Story's pretty decent, but your grammar really needs work.

I really like this. The narration in the middle is slightly corny, but it doesnt take away from the story. Very nicely done :) i didnt ship these two before, but this story is so sweet.:pinkiesad2:

This was cute. And you had Twilight characterized perfectly. :twilightsmile:

1411258 I assume you mean the "breakdown" scene. Yeah perhaps I did go a little over the top on cheesiness. I'm glad you liked it anyway.:pinkiehappy:

1411269 Thanks, I was worried a lot about trying to capture her right. :twilightsmile:

1411245 Yeah, I really should have proofread this or tried to get someone to edit it. :twilightblush: Well that's what happens when you have an idea that just won't go away till you post it. I hope you enjoyed it despite my poor grammatical skills.

1411214 Thats always great to hear. I think it's an under-appreciated ship but there are a few out there. Such as fixing up miss smartypants. Possible the most famous (and greatest) fic to star twimac. Like I said I really just wanted to get this posted and it was about 4am where I live. I should have at least proof read it. Maybe you could point out some of the mistakes so I could make corrections?:pinkiehappy:


:eeyup:

1412714
I'd say that most of the problems lie with comma use and capitalization. Here are some rules of thumb:
1) If you're in a quotation, and the sentence ends, capitalize the next thing you write.
Example:
"Oh, Mac, I've never loved somebody as much as you before," said Twilight. "Do you love me?"

He chuckled. In his deep, warm voice, he said, "Ee-yup." An enormous grin split his face.

2) Appositives are separated by commas from the rest of the sentence, provided that they are superfluous information:
Applejack had one sister, Applebloom, and one brother, Big Macintosh. - In this sentence, the names can be taken out, and the meaning can still be understood.
My brother John went to the store. My brother Peter didn't. - It matters who did what, so the commas are gone.

That's all the comma issues I can remember.
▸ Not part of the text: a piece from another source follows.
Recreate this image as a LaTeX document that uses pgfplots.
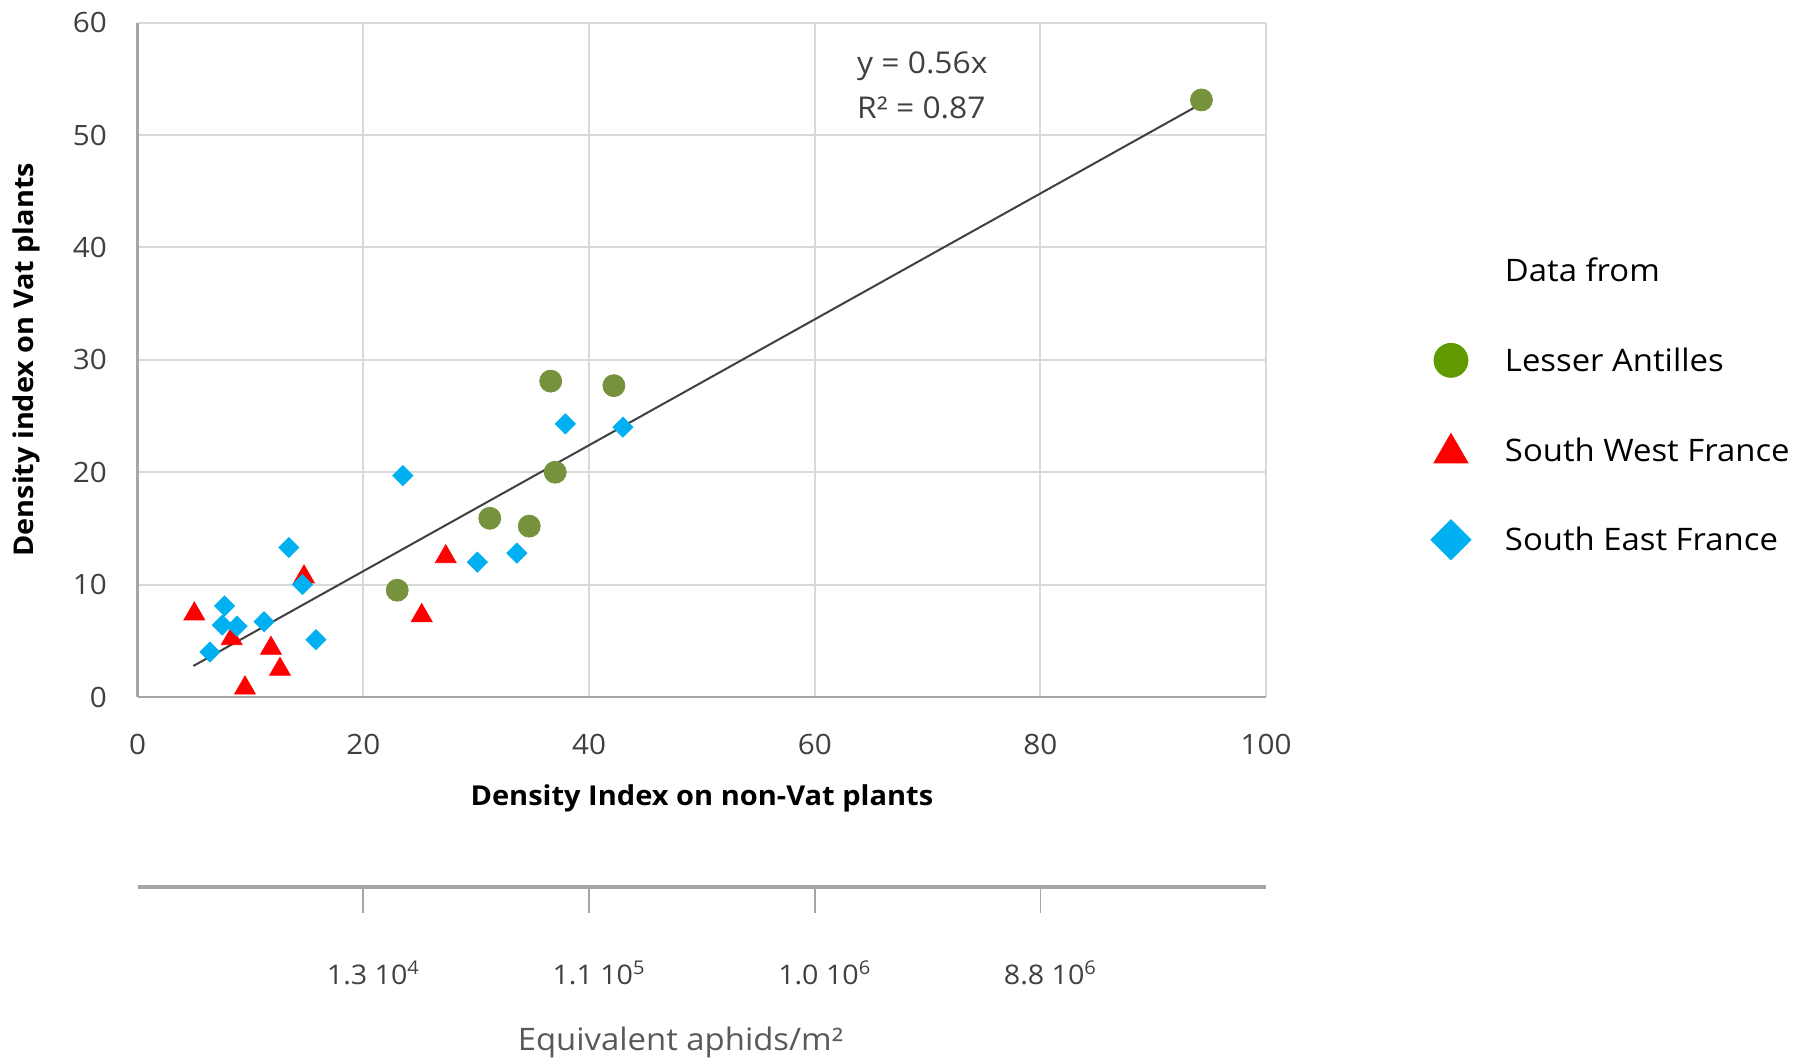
\documentclass[border=0pt]{standalone}
\usepackage{fontspec}
\setmainfont{Open Sans}[FakeStretch=1.06]
\usepackage{pgfplots}
\pgfplotsset{compat=1.18}
\definecolor{ptgreen}{RGB}{118,146,60}
\definecolor{lggreen}{RGB}{96,153,0}
\definecolor{ptred}{RGB}{255,0,0}
\definecolor{ptblue}{RGB}{0,176,240}
\definecolor{gridgray}{RGB}{217,217,217}
\definecolor{axgray}{RGB}{166,166,166}
\definecolor{txtgray}{RGB}{64,64,64}
\definecolor{lblgray}{RGB}{89,89,89}
\pgfplotsset{legimg/.style={legend image code/.code={\draw[##1] plot coordinates {(0pt,#1)};}}}

\pgfplotstableread{
x y
94.27 53.12
36.6 28.1
42.2 27.7
37.0 20.0
31.2 15.9
34.7 15.2
23.0 9.5
}\lesser
\pgfplotstableread{
x y
5.02 7.39
8.33 5.19
9.51 0.80
11.81 4.33
12.61 2.46
14.74 10.68
25.17 7.24
27.30 12.48
}\southwest
\pgfplotstableread{
x y
6.4 4.0
7.5 6.4
7.7 8.1
8.8 6.3
11.2 6.7
13.4 13.3
14.6 10.0
15.8 5.1
23.5 19.7
30.1 12.0
33.6 12.8
37.9 24.3
43.0 24.0
}\southeast

\begin{document}
\begin{tikzpicture}
\path[use as bounding box] (-68.85pt,-183.5pt) rectangle (831.15pt,348.5pt);
\begin{axis}[
  at={(0pt,0pt)}, anchor=south west,
  scale only axis, width=564.2pt, height=337.2pt,
  xmin=0, xmax=100, ymin=0, ymax=60,
  xtick={0,20,...,100}, ytick={0,10,...,60},
  /pgf/number format/assume math mode=true,
  grid=major, major grid style={gridgray, line width=1pt},
  axis x line*=bottom, axis y line*=left,
  axis line style={-, axgray, line width=1.4pt},
  major tick length=0pt,
  tick label style={font=\fontsize{14}{16}\selectfont, text=txtgray, inner sep=0pt},
  xticklabel style={anchor=base, yshift=-29pt},
  yticklabel style={anchor=east, xshift=-15.2pt},
  xlabel={Density Index on non-Vat plants},
  ylabel={Density index on Vat plants},
  xlabel style={at={([yshift=-54.3pt]axis description cs:0.5,0)}, anchor=base, inner sep=0pt, font=\bfseries\fontsize{13.7}{16}\selectfont},
  ylabel style={at={([xshift=-52.2pt]axis description cs:0,0.5)}, anchor=base, inner sep=0pt, font=\bfseries\fontsize{13.6}{16}\selectfont},
  clip=false,
  legend style={draw=none, fill=none, at={(1.1461,0.6633)}, anchor=north west,
    inner sep=0pt, outer sep=0pt, row sep=23.85pt, column sep=17pt,
    font=\fontsize{15.5}{18}\selectfont,
    nodes={inner sep=0pt, text height=16pt, text depth=5pt, anchor=base west}},
]
\addplot[only marks, mark=*, mark size=5.5pt, color=ptgreen, forget plot] table[x=x,y=y] {\lesser};
\addplot[only marks, mark=triangle*, mark size=6pt, color=ptred, forget plot] table[x=x,y=y] {\southwest};
\addplot[only marks, mark=square*, mark size=3.54pt, mark options={rotate=45}, color=ptblue, forget plot] table[x=x,y=y] {\southeast};
\addplot[color=txtgray, line width=1pt, forget plot] coordinates {(4.93,2.76) (94.27,52.79)};
\node[anchor=base west, inner sep=0pt, text=txtgray, font=\fontsize{15}{18}\selectfont] at (axis cs:63.72,55.5) {y = 0.56x};
\node[anchor=base west, inner sep=0pt, text=txtgray, font=\fontsize{15}{18}\selectfont] at (axis cs:63.72,51.5) {R² = 0.87};
\addlegendimage{empty legend}
\addlegendentry{Data from}
\addlegendimage{only marks, mark=*, mark size=8.5pt, color=lggreen, legimg=5.5pt}
\addlegendentry{Lesser Antilles}
\addlegendimage{only marks, mark=triangle*, mark size=9.8pt, color=ptred, legimg=4pt}
\addlegendentry{South West France}
\addlegendimage{only marks, mark=square*, mark size=7.07pt, mark options={rotate=45}, color=ptblue, legimg=5.5pt}
\addlegendentry{South East France}
\end{axis}
\begin{axis}[
  at={(0pt,-95pt)}, anchor=south west,
  scale only axis, width=564.2pt, height=1pt,
  xmin=0, xmax=100, ymin=0, ymax=1,
  axis x line*=bottom, axis y line=none,
  x axis line style={-, draw=axgray, line width=1.6pt},
  xtick={20,40,60,80},
  xticklabels={1.3 10\textsuperscript{4}, 1.1 10\textsuperscript{5}, 1.0 10\textsuperscript{6}, 8.8 10\textsuperscript{6}},
  xtick align=outside, major tick length=13pt,
  tick style={axgray, line width=0.9pt},
  xticklabel style={anchor=base, inner sep=0pt, yshift=-36pt, xshift=5pt, text=txtgray, font=\fontsize{13.5}{16}\selectfont},
  xlabel={Equivalent aphids/m²},
  xlabel style={at={([yshift=-81.5pt]axis description cs:0.481,0)}, anchor=base, inner sep=0pt, text=lblgray, font=\fontsize{15.5}{18}\selectfont},
  clip=false,
]
\end{axis}
\end{tikzpicture}
\end{document}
There are some spelling mistakes here and there, but not many (the ones jumping out are that "fillies" is the actual plural of "filly" due to the "y -> ies" rule; "times a-wastin'" should be "time's a-wastin'" due to the contraction rule; "Ms" is actually an abbreviation of "miss", so it needs to be spelled "Ms."). And the only stylistic issues I had were with uniformity of tense in the discourse. One thing that comes to mind is, "In fact today is probably the most I've ever heard him speak let alone smile so much." Technically, it would be correct to say, "In fact, today was...." English discourse is ridiculously messy, and it takes a lot of work to master.

Again, in all, the story is well written. I liked your descriptive word choice, and your characterizations are pretty good. I think you really sold this pairing. It may seem unorthodox, but at least I don't need brain bleach like I did after seeing one fanart. (Blueblood + Twilight. I need brain bleach just thinking about it.)

Interesting and enjoyable story.
Good job sir.:moustache:

YAAAAAY! this was AMAZING! :twilightsheepish: :heart: :eeyup:

1412872 thanks. As soon as I get the time I'll try to fix those mistakes in the fic. Bluebllod and twilight? really?:pinkiegasp: Wow I honestly don't think there is any good pairing with him. (except possibly the groundhog day fic staring him.)

1417913 Glad you like it. :pinkiehappy: If you really liked it try out my other stories. (Shameless self-promotion :twilightsheepish:)

1425359 Big fan of twimac then?:rainbowlaugh: Thanks.

MORE DAMMIT!!!!!!!!!!
YEAH!!!!!!!!!!!!!!!!!!!!:flutterrage::flutterrage::flutterrage::flutterrage:

Herrrm. A good narrative experience.

A very good story...with shit grammar.

No easy way to put it, but you need an editor. Apostrophes and commas are your friend, not your enemy.